Le tout devra bien entendu se concrétiser sous forme de « mesures législatives et réglementaires ». Ce n’est néanmoins qu’à « titre complémentaire » que Laurent Cytermann pourra se pencher sur d’éventuels « instruments de droit souple susceptibles d’encourager les démarches volontaires d’ouverture ».
Des conclusions attendues pour la semaine prochaine
Ces dispositions « clés en main » sont attendues par le ministère de l’Économie et du numérique pour le 15 juillet au plus tard. Le gouvernement explique qu’au regard des nombreuses mesures législatives adoptées ou restant en discussion (sur le registre national de taxis de la loi Thévenoud ou l’ouverture prévue par le projet de loi sur la santé...), il « souhaite disposer aujourd’hui d’une doctrine cohérente et d’un cadre juridique pour étendre ces dispositifs [relatifs à ces données perçues comme d’intérêt général] ». L’exécutif veut dans le même temps éviter « de conforter les rentes de situation ».
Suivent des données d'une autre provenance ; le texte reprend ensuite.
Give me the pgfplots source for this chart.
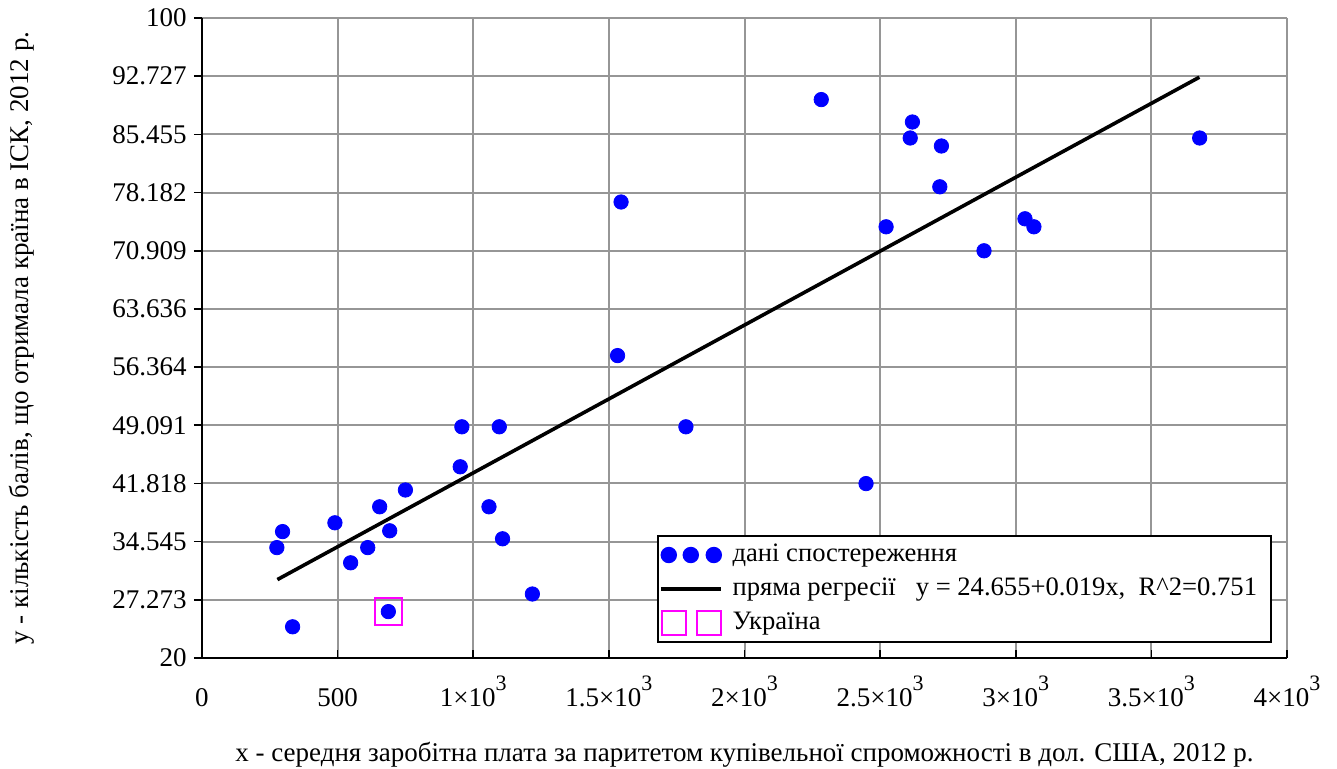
\documentclass[border=0pt]{standalone}
\usepackage{fontspec}
\setmainfont{Liberation Serif}
\usepackage{pgfplots}
\pgfplotsset{compat=1.18}
\definecolor{gridgray}{RGB}{150,150,150}
\definecolor{mag}{RGB}{255,0,255}
\definecolor{dotblue}{RGB}{0,0,255}
\newcommand\sx[1]{×10\raisebox{0.6em}{\fontsize{11pt}{12pt}\selectfont #1}}

\begin{document}
\fontsize{13.5pt}{16pt}\selectfont
\begin{tikzpicture}
\begin{axis}[
    name=ax,
    scale only axis,
    width=542.5pt, height=320pt,
    xmin=0, xmax=4000,
    ymin=20, ymax=100,
    axis lines=left,
    axis line style={-, black, line width=1pt},
    xtick={0,500,1000,1500,2000,2500,3000,3500,4000},
    xticklabels={0,500,1\sx{3},1.5\sx{3},2\sx{3},2.5\sx{3},3\sx{3},3.5\sx{3},4\sx{3}},
    xticklabel style={anchor=base, yshift=-24.5pt},
    ytick={20,27.2727,34.5455,41.8182,49.0909,56.3636,63.6364,70.9091,78.1818,85.4545,92.7273,100},
    yticklabels={20,27.273,34.545,41.818,49.091,56.364,63.636,70.909,78.182,85.455,92.727,100},
    yticklabel style={xshift=1pt},
    xtick align=inside, ytick align=outside,
    major tick length=4pt,
    tick style={black, line width=0.8pt},
    grid=major,
    grid style={gridgray, line width=1pt},
    xlabel={х - середня заробітна плата за паритетом купівельної спроможності в дол. США, 2012 р.},
    ylabel={у - кількість балів, що отримала країна в ІСК, 2012 р.},
    xlabel style={at={(rel axis cs:0.5,-0.1516)}, anchor=center},
    ylabel style={at={(rel axis cs:-0.1659,0.5)}, anchor=center},
    legend cell align=left,
    legend style={at={(rel axis cs:0.9862,0.0234)}, anchor=south east,
        draw=black, line width=1pt, fill=white,
        font=\fontsize{13.3pt}{16pt}\selectfont,
        inner xsep=0pt, inner ysep=1pt, row sep=0pt, column sep=5pt,
        nodes={inner xsep=0pt, inner ysep=0pt, minimum height=17pt}},
]
% дані спостереження
\addplot[only marks, mark=*, mark size=3.6pt, dotblue, mark options={draw=dotblue, fill=dotblue},
    legend image code/.code={
        \path[draw=none, fill=none] (0pt,-7pt) rectangle (32pt,7pt);
        \fill[dotblue] (5.5pt,0) circle (3.6pt);
        \fill[dotblue] (16.5pt,0) circle (3.6pt);
        \fill[dotblue] (28pt,0) circle (3.6pt);
    }] coordinates {
    (276,33.8) (297,35.8) (334,23.9) (490,36.9) (548,31.9) (611,33.8)
    (655,38.9) (692,35.9) (687,25.8) (750,41.0) (952,43.9) (958,48.9)
    (1058,38.9) (1096,48.9) (1108,34.9) (1218,28.0)
    (1532,57.8) (1545,77.0) (1784,48.9) (2448,41.8) (2522,73.9)
    (2283,89.8) (2611,85.0) (2619,87.0) (2720,78.9) (2726,84.0)
    (2883,70.9) (3034,74.9) (3067,73.9) (3678,85.0)
};
\addlegendentry{дані спостереження}
% пряма регресії
\addplot[black, line width=1.8pt,
    legend image code/.code={
        \path[draw=none, fill=none] (0pt,-7pt) rectangle (32pt,7pt);
        \draw[black, line width=1.8pt] (1.5pt,0) -- (31.5pt,0);
    }]
    coordinates {(278,29.8) (3677,92.6)};
\addlegendentry{пряма регресії\ \ \ y = 24.655+0.019x,\ \ R\textasciicircum 2=0.751\hspace*{7pt}}
% Україна
\addplot[only marks, mark=square, mark size=6.75pt, mag, mark options={line width=1pt},
    legend image code/.code={
        \path[draw=none, fill=none] (0pt,-7pt) rectangle (32pt,7pt);
        \draw[mag, line width=1pt] (2pt,-6pt) rectangle (14pt,6pt);
        \draw[mag, line width=1pt] (19.5pt,-6pt) rectangle (31.5pt,6pt);
    }] coordinates {(687,25.8)};
\addlegendentry{Україна}
\end{axis}
\pgfresetboundingbox
\path[use as bounding box] ([xshift=-101pt,yshift=-55.5pt]ax.south west) rectangle ([xshift=25pt,yshift=9pt]ax.north east);
\end{tikzpicture}
\end{document}
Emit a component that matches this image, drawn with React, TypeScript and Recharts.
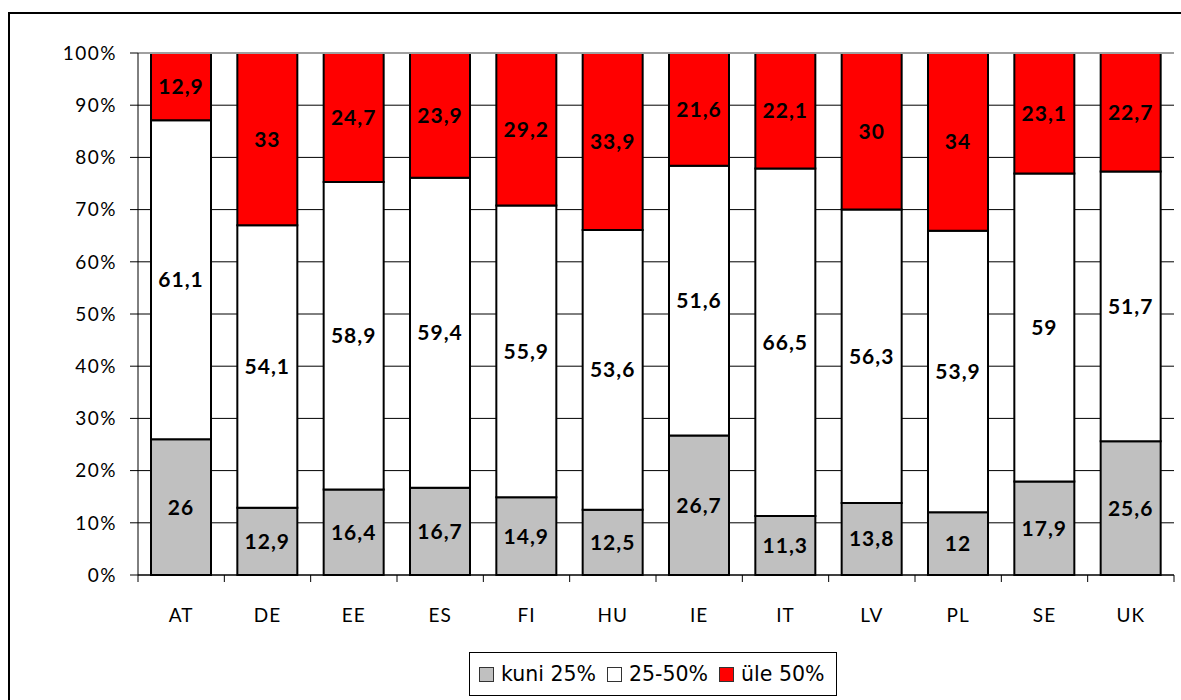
import React from 'react';
import { BarChart, Bar, XAxis, YAxis, CartesianGrid, Legend, LabelList, ReferenceLine } from 'recharts';

const categories = ['AT', 'DE', 'EE', 'ES', 'FI', 'HU', 'IE', 'IT', 'LV', 'PL', 'SE', 'UK'];
const upTo25 = [26, 12.9, 16.4, 16.7, 14.9, 12.5, 26.7, 11.3, 13.8, 12, 17.9, 25.6];
const from25to50 = [61.1, 54.1, 58.9, 59.4, 55.9, 53.6, 51.6, 66.5, 56.3, 53.9, 59, 51.7];
const over50 = [12.9, 33, 24.7, 23.9, 29.2, 33.9, 21.6, 22.1, 30, 34, 23.1, 22.7];
const yTicks = [0, 0.1, 0.2, 0.3, 0.4, 0.5, 0.6, 0.7, 0.8, 0.9, 1];
const seriesKeys = ['a', 'b', 'c'];
const seriesNames = ['kuni 25%', '25-50%', 'üle 50%'];
const seriesColors = ['#C0C0C0', '#FFFFFF', '#FF0000'];

const data = categories.map((name, i) => ({
  name,
  a: upTo25[i],
  b: from25to50[i],
  c: over50[i],
}));

const fmt = (v: any) => String(v).replace('.', ',');
const pct = (v: number) => `${Math.round(v * 100)}%`;

const XTick = (props: any) => {
  const { x, y, payload, index, visibleTicksCount } = props;
  const half = payload && typeof payload.offset === 'number' ? payload.offset : 1036 / 24;
  const last = index === (visibleTicksCount ?? categories.length) - 1;
  return (
    <g>
      <line x1={x - half} y1={y} x2={x - half} y2={y + 7} stroke="#000" strokeWidth={1} />
      {last && <line x1={x + half} y1={y} x2={x + half} y2={y + 7} stroke="#000" strokeWidth={1} />}
      <text
        x={x}
        y={y + 47}
        textAnchor="middle"
        fill="#000"
        fontSize={19}
        fontFamily="Lato"
        letterSpacing={1}
      >
        {payload.value}
      </text>
    </g>
  );
};

const LegendBox = () => (
  <div
    style={{
      boxSizing: 'border-box',
      width: 368,
      height: 44,
      border: '1px solid #000',
      display: 'flex',
      alignItems: 'center',
      paddingLeft: 9,
      fontFamily: '"DejaVu Sans"',
      fontSize: 20.5,
      color: '#000',
      background: '#fff',
    }}
  >
    {seriesNames.map((n, i) => (
      <React.Fragment key={n}>
        <span
          style={{
            display: 'inline-block',
            boxSizing: 'border-box',
            width: 15,
            height: 15,
            background: seriesColors[i],
            border: '1px solid #333',
            marginLeft: i === 0 ? 0 : 11,
            marginRight: 7,
          }}
        />
        <span style={{ whiteSpace: 'pre' }}>{n}</span>
      </React.Fragment>
    ))}
  </div>
);

export default function App() {
  return (
    <div
      style={{
        position: 'fixed',
        left: 0,
        top: 0,
        right: 0,
        bottom: 0,
        overflow: 'hidden',
        background: '#fff',
      }}
    >
      <div
        style={{
          position: 'absolute',
          left: 8,
          top: 12,
          width: 1190,
          height: 700,
          borderLeft: '2px solid #000',
          borderTop: '2px solid #000',
          background: '#fff',
        }}
      >
        <BarChart
          width={1170}
          height={690}
          data={data}
          stackOffset="expand"
          accessibilityLayer={false}
          style={{ outline: 'none' }}
          margin={{ top: 39, right: 6, left: 0, bottom: 8 }}
        >
          <CartesianGrid vertical={false} stroke="#000" strokeWidth={1} />
          <XAxis
            dataKey="name"
            height={77}
            tickSize={0}
            tickMargin={0}
            tickLine={false}
            interval={0}
            axisLine={{ stroke: '#000', strokeWidth: 1 }}
            tick={<XTick />}
          />
          <YAxis
            width={128}
            domain={[0, 1]}
            ticks={yTicks}
            tickFormatter={pct}
            tickSize={8}
            tickMargin={13}
            interval={0}
            axisLine={{ stroke: '#000', strokeWidth: 1 }}
            tickLine={{ stroke: '#000', strokeWidth: 1 }}
            tick={{ fill: '#000', fontSize: 19, fontFamily: 'Lato', letterSpacing: 1.5 }}
          />
          <YAxis
            yAxisId="r"
            orientation="right"
            width={0}
            type="number"
            domain={[0, 1]}
            tick={false}
            tickLine={false}
            axisLine={{ stroke: '#A0A0A0', strokeWidth: 2 }}
          />
          <ReferenceLine y={1} stroke="#A0A0A0" strokeWidth={2} />
          {seriesKeys.map((k, i) => (
            <Bar
              key={k}
              dataKey={k}
              name={seriesNames[i]}
              stackId="s"
              fill={seriesColors[i]}
              stroke="#000"
              strokeWidth={2}
              barSize={60}
              isAnimationActive={false}
            >
              <LabelList
                dataKey={k}
                position="center"
                formatter={fmt}
                fill="#000"
                fontSize={21}
                fontWeight="bold"
                fontFamily="Lato"
                letterSpacing={1}
              />
            </Bar>
          ))}
          <Legend
            verticalAlign="bottom"
            align="left"
            content={<LegendBox />}
            wrapperStyle={{ left: 459, bottom: 8, width: 368 }}
          />
        </BarChart>
      </div>
    </div>
  );
}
Cette mission lancée jusqu’ici sous silence demeure d’autant plus surprenante que la présentation du projet de loi numérique semble imminente, Axelle Lemaire ayant promis de dévoiler son texte « avant la fin du mois de juin ». Contacté à plusieurs reprises, le cabinet de la secrétaire d’État au Numérique n’a cependant pas donné suite à nos sollicitations.
Pendant ce temps, la mission Cytermann devait consulter plusieurs institutions telles que la CADA, la CNIL, l’Autorité de la concurrence, etc. Même le collectif SavoirsCom1 a annoncé avoir été auditionné. Celui-ci se dit cependant « assez réservé sur la pertinence de la notion de données d’intérêt général », préférant une extension du périmètre de la loi de 1978 aux « données produites par des SPIC ou des organismes recevant des subventions publiques ». À ses yeux, l’introduction de cette catégorie juridique « pourrait même s’avérer dangereuse, en servant d’alibi au maintien de redevances » (voir son analyse).